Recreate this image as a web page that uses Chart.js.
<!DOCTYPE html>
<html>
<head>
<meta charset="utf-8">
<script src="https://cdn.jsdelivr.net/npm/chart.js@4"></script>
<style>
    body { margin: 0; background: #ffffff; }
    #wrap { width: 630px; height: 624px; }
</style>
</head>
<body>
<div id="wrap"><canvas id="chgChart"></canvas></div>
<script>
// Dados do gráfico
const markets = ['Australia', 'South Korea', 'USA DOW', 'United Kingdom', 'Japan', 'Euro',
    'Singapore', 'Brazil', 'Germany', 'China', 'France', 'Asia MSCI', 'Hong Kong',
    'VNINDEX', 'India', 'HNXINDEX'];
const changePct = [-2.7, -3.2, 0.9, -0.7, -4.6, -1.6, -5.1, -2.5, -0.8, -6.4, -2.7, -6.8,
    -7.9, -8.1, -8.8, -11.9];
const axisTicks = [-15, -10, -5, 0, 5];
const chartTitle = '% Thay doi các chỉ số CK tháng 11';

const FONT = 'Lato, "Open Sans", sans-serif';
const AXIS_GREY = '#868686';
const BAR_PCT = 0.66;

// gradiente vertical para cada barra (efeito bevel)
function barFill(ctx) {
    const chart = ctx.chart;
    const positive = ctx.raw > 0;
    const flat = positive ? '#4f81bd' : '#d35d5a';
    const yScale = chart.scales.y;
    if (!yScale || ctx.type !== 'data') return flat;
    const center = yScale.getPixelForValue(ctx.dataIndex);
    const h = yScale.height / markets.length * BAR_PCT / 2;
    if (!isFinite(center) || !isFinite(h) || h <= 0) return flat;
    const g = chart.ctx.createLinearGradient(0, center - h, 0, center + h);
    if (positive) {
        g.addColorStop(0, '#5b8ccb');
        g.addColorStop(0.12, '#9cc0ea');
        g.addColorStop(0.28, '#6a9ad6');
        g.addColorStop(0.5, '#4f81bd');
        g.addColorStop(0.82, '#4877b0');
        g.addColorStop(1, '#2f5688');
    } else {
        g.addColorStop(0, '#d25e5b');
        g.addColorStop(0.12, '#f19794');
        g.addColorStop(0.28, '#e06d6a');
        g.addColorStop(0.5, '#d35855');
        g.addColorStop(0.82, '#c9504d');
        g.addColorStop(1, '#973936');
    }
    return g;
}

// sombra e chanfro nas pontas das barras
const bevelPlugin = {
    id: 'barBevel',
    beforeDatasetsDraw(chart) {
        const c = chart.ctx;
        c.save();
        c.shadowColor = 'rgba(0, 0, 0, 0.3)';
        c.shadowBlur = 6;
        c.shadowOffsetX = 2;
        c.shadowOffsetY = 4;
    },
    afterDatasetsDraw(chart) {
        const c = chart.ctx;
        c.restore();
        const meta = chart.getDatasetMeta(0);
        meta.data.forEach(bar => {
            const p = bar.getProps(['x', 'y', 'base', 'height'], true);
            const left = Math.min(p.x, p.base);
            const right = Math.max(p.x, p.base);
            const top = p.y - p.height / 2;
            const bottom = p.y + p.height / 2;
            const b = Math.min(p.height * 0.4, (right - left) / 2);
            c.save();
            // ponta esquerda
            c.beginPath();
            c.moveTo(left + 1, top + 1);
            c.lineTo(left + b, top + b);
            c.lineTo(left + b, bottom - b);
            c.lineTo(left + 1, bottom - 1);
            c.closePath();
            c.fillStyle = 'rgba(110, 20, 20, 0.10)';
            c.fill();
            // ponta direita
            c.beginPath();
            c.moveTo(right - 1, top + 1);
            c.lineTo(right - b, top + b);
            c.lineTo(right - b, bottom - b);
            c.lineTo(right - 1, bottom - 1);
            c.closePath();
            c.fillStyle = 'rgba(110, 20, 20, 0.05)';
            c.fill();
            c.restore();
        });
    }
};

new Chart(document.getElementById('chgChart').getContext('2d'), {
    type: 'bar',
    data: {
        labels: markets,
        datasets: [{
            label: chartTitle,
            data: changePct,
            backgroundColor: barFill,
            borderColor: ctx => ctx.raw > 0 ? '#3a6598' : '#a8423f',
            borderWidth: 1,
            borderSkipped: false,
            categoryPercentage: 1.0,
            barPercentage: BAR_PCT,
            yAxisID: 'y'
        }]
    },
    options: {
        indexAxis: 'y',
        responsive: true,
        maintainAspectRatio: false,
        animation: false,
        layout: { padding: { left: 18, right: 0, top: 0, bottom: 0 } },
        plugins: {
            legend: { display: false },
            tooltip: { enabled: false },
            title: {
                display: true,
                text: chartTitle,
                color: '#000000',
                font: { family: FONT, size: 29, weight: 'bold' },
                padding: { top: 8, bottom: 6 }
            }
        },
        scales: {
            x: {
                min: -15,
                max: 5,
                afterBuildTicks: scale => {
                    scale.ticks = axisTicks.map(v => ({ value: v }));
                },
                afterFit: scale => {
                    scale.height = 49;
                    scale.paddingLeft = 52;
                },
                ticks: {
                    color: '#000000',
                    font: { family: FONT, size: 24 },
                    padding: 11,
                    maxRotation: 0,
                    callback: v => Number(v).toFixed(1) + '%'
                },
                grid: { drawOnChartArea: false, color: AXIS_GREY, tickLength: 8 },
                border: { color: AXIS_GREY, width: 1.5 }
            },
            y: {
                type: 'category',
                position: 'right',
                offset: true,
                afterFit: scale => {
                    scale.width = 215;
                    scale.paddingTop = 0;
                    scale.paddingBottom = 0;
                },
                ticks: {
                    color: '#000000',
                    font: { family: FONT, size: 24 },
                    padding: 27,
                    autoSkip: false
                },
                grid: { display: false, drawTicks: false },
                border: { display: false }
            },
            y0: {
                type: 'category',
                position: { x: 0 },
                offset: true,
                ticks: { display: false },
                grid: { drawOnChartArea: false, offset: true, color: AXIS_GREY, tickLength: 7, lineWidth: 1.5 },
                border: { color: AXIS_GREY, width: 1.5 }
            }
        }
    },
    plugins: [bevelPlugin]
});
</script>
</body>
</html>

+ + + +

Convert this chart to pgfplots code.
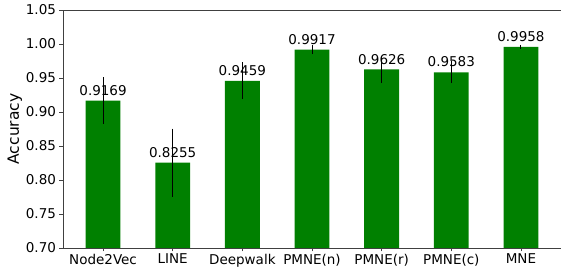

+ + + +

## Description of the task
Read the entries above, then pull out the lines that include "this".

## Solution below
Recreate this image as a web page that uses Chart.js.
Convert this chart to pgfplots code.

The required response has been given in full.